• Task objective: Would you copy the records below, exactly and only from their first line through the line containing "const GREEN = '#035203';", without any pictures?

• Raw records:
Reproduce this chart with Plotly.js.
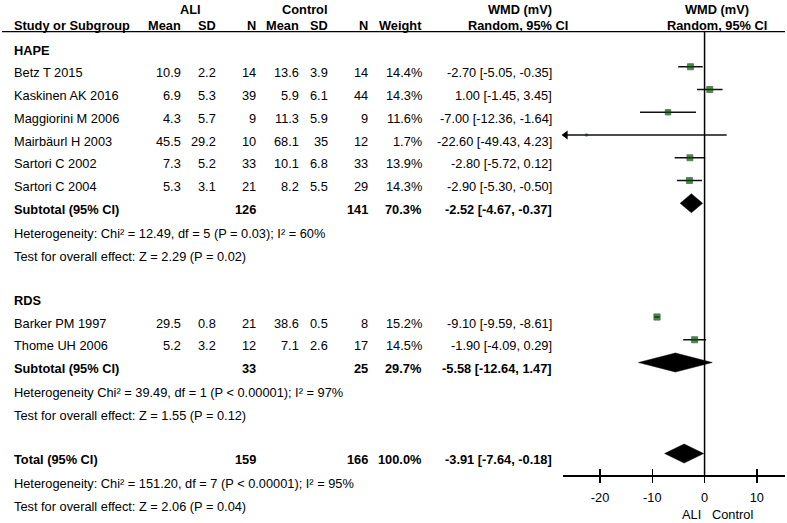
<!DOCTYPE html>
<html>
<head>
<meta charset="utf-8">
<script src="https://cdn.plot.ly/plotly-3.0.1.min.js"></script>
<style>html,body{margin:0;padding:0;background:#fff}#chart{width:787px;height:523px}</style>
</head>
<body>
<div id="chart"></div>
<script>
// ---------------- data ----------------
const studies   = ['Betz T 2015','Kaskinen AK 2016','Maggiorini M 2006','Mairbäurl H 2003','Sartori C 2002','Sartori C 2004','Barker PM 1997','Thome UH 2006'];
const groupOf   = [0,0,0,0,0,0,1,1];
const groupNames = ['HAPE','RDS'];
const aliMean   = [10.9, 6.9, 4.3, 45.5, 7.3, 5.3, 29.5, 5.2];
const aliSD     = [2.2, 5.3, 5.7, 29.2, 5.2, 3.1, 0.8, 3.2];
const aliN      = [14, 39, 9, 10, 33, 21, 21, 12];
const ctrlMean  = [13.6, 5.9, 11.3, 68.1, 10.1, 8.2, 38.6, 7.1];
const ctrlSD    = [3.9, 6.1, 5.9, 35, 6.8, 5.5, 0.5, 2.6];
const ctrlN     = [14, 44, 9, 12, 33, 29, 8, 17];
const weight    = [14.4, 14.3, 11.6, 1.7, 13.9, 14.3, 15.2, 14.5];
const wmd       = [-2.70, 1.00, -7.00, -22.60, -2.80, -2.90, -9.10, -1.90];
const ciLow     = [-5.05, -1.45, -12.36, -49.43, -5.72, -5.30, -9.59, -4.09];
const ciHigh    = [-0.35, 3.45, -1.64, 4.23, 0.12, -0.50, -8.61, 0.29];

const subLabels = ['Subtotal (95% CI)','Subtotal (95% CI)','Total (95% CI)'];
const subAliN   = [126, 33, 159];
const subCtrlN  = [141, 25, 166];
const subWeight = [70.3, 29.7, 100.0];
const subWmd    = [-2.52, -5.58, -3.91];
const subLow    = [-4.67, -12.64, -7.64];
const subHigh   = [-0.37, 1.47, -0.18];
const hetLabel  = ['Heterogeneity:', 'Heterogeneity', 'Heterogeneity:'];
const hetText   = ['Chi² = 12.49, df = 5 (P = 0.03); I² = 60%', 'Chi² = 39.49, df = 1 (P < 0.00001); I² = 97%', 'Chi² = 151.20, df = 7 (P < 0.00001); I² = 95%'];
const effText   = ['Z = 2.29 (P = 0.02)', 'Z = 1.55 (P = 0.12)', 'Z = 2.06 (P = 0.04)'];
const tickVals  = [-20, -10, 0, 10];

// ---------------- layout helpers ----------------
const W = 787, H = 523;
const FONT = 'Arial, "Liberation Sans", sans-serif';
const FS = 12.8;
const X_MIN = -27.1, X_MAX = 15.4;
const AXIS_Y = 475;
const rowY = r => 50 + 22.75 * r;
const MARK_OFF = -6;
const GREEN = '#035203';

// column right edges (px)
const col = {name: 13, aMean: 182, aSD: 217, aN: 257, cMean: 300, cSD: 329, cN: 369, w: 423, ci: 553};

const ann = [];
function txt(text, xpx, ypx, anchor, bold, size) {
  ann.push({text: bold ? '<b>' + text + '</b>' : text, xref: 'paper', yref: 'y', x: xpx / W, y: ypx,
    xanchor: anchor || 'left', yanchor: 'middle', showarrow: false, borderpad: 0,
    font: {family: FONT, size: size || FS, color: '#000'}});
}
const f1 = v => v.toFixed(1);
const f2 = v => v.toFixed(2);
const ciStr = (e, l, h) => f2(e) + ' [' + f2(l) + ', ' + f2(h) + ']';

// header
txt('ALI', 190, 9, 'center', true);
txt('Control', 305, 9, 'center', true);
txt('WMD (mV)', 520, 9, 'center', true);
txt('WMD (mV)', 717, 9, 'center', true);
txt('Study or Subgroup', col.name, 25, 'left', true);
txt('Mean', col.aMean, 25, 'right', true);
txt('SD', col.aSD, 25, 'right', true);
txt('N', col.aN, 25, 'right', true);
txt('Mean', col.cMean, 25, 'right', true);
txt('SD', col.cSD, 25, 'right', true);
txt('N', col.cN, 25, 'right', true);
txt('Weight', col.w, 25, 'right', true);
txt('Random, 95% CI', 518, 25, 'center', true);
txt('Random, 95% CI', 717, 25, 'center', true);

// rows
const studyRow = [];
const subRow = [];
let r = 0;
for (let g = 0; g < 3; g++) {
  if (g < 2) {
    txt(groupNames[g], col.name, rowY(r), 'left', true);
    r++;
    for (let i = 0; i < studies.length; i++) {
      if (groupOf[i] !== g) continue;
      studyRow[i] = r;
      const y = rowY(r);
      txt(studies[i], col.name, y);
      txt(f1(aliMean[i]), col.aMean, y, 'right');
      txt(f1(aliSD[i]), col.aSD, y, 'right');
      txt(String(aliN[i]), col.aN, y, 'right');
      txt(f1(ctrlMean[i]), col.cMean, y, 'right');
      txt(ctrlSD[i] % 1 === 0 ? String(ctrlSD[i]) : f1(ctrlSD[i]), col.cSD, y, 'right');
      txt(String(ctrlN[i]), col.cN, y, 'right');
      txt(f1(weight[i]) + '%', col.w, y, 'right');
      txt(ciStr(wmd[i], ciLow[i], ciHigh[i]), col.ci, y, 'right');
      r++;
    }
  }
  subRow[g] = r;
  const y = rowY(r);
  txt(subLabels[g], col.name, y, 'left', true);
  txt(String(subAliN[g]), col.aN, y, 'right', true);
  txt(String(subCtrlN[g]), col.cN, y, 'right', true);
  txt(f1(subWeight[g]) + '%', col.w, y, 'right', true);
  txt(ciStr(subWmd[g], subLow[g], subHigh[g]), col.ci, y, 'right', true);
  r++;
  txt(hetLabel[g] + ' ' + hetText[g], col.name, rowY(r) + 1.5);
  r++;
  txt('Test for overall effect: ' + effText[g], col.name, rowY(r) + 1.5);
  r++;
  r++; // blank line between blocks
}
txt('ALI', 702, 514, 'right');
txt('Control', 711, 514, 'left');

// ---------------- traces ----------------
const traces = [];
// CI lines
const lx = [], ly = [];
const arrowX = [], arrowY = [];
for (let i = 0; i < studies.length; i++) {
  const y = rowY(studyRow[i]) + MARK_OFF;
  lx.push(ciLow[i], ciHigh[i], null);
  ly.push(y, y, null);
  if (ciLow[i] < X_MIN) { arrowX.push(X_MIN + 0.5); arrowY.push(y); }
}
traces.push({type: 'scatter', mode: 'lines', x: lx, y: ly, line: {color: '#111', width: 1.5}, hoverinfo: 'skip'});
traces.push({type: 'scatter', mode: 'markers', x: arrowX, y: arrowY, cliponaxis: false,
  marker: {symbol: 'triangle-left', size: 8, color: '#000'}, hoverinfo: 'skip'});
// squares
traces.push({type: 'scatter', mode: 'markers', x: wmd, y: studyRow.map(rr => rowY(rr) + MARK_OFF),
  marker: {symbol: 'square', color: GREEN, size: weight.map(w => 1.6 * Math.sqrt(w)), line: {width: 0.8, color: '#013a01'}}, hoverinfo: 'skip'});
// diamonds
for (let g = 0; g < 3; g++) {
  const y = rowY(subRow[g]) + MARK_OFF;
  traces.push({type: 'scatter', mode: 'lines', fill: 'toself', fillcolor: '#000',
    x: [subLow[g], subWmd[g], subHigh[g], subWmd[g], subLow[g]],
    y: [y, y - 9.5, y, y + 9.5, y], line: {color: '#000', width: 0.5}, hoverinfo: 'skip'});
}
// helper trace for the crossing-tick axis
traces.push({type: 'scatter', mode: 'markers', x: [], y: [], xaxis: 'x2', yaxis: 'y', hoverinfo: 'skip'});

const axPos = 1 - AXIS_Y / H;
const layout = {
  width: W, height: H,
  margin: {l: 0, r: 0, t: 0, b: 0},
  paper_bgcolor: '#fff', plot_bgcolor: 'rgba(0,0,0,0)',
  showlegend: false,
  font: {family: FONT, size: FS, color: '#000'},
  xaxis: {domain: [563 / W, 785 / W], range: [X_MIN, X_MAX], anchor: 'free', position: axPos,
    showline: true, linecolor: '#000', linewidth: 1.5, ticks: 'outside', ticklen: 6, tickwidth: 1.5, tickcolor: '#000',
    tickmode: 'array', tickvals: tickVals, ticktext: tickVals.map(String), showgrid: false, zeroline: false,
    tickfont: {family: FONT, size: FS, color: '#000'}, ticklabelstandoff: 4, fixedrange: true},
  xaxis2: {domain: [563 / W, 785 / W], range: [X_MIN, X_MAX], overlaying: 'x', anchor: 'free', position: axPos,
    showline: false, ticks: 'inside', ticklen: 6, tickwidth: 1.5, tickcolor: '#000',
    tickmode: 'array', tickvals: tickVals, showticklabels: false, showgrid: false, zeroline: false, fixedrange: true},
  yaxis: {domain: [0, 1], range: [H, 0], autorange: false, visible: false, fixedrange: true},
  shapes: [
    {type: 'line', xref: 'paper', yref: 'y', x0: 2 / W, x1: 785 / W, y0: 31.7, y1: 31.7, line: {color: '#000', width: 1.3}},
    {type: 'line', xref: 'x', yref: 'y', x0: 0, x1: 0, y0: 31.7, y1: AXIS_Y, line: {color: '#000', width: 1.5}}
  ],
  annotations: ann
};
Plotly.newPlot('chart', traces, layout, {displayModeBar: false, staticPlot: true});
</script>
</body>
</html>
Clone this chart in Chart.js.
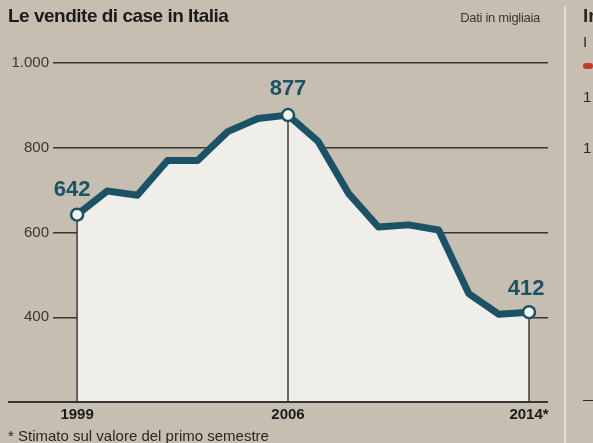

• Answer:
Reproduce this chart with Plotly.js.
<!DOCTYPE html>
<html>
<head>
<meta charset="utf-8">
<script src="https://cdn.plot.ly/plotly-3.0.1.min.js"></script>
<style>html,body{margin:0;padding:0;background:#fff}#chart{width:787px;height:523px}</style>
</head>
<body>
<div id="chart"></div>
<script>
// ---------------- data ----------------
const studies   = ['Betz T 2015','Kaskinen AK 2016','Maggiorini M 2006','Mairbäurl H 2003','Sartori C 2002','Sartori C 2004','Barker PM 1997','Thome UH 2006'];
const groupOf   = [0,0,0,0,0,0,1,1];
const groupNames = ['HAPE','RDS'];
const aliMean   = [10.9, 6.9, 4.3, 45.5, 7.3, 5.3, 29.5, 5.2];
const aliSD     = [2.2, 5.3, 5.7, 29.2, 5.2, 3.1, 0.8, 3.2];
const aliN      = [14, 39, 9, 10, 33, 21, 21, 12];
const ctrlMean  = [13.6, 5.9, 11.3, 68.1, 10.1, 8.2, 38.6, 7.1];
const ctrlSD    = [3.9, 6.1, 5.9, 35, 6.8, 5.5, 0.5, 2.6];
const ctrlN     = [14, 44, 9, 12, 33, 29, 8, 17];
const weight    = [14.4, 14.3, 11.6, 1.7, 13.9, 14.3, 15.2, 14.5];
const wmd       = [-2.70, 1.00, -7.00, -22.60, -2.80, -2.90, -9.10, -1.90];
const ciLow     = [-5.05, -1.45, -12.36, -49.43, -5.72, -5.30, -9.59, -4.09];
const ciHigh    = [-0.35, 3.45, -1.64, 4.23, 0.12, -0.50, -8.61, 0.29];

const subLabels = ['Subtotal (95% CI)','Subtotal (95% CI)','Total (95% CI)'];
const subAliN   = [126, 33, 159];
const subCtrlN  = [141, 25, 166];
const subWeight = [70.3, 29.7, 100.0];
const subWmd    = [-2.52, -5.58, -3.91];
const subLow    = [-4.67, -12.64, -7.64];
const subHigh   = [-0.37, 1.47, -0.18];
const hetLabel  = ['Heterogeneity:', 'Heterogeneity', 'Heterogeneity:'];
const hetText   = ['Chi² = 12.49, df = 5 (P = 0.03); I² = 60%', 'Chi² = 39.49, df = 1 (P < 0.00001); I² = 97%', 'Chi² = 151.20, df = 7 (P < 0.00001); I² = 95%'];
const effText   = ['Z = 2.29 (P = 0.02)', 'Z = 1.55 (P = 0.12)', 'Z = 2.06 (P = 0.04)'];
const tickVals  = [-20, -10, 0, 10];

// ---------------- layout helpers ----------------
const W = 787, H = 523;
const FONT = 'Arial, "Liberation Sans", sans-serif';
const FS = 12.8;
const X_MIN = -27.1, X_MAX = 15.4;
const AXIS_Y = 475;
const rowY = r => 50 + 22.75 * r;
const MARK_OFF = -6;
const GREEN = '#035203';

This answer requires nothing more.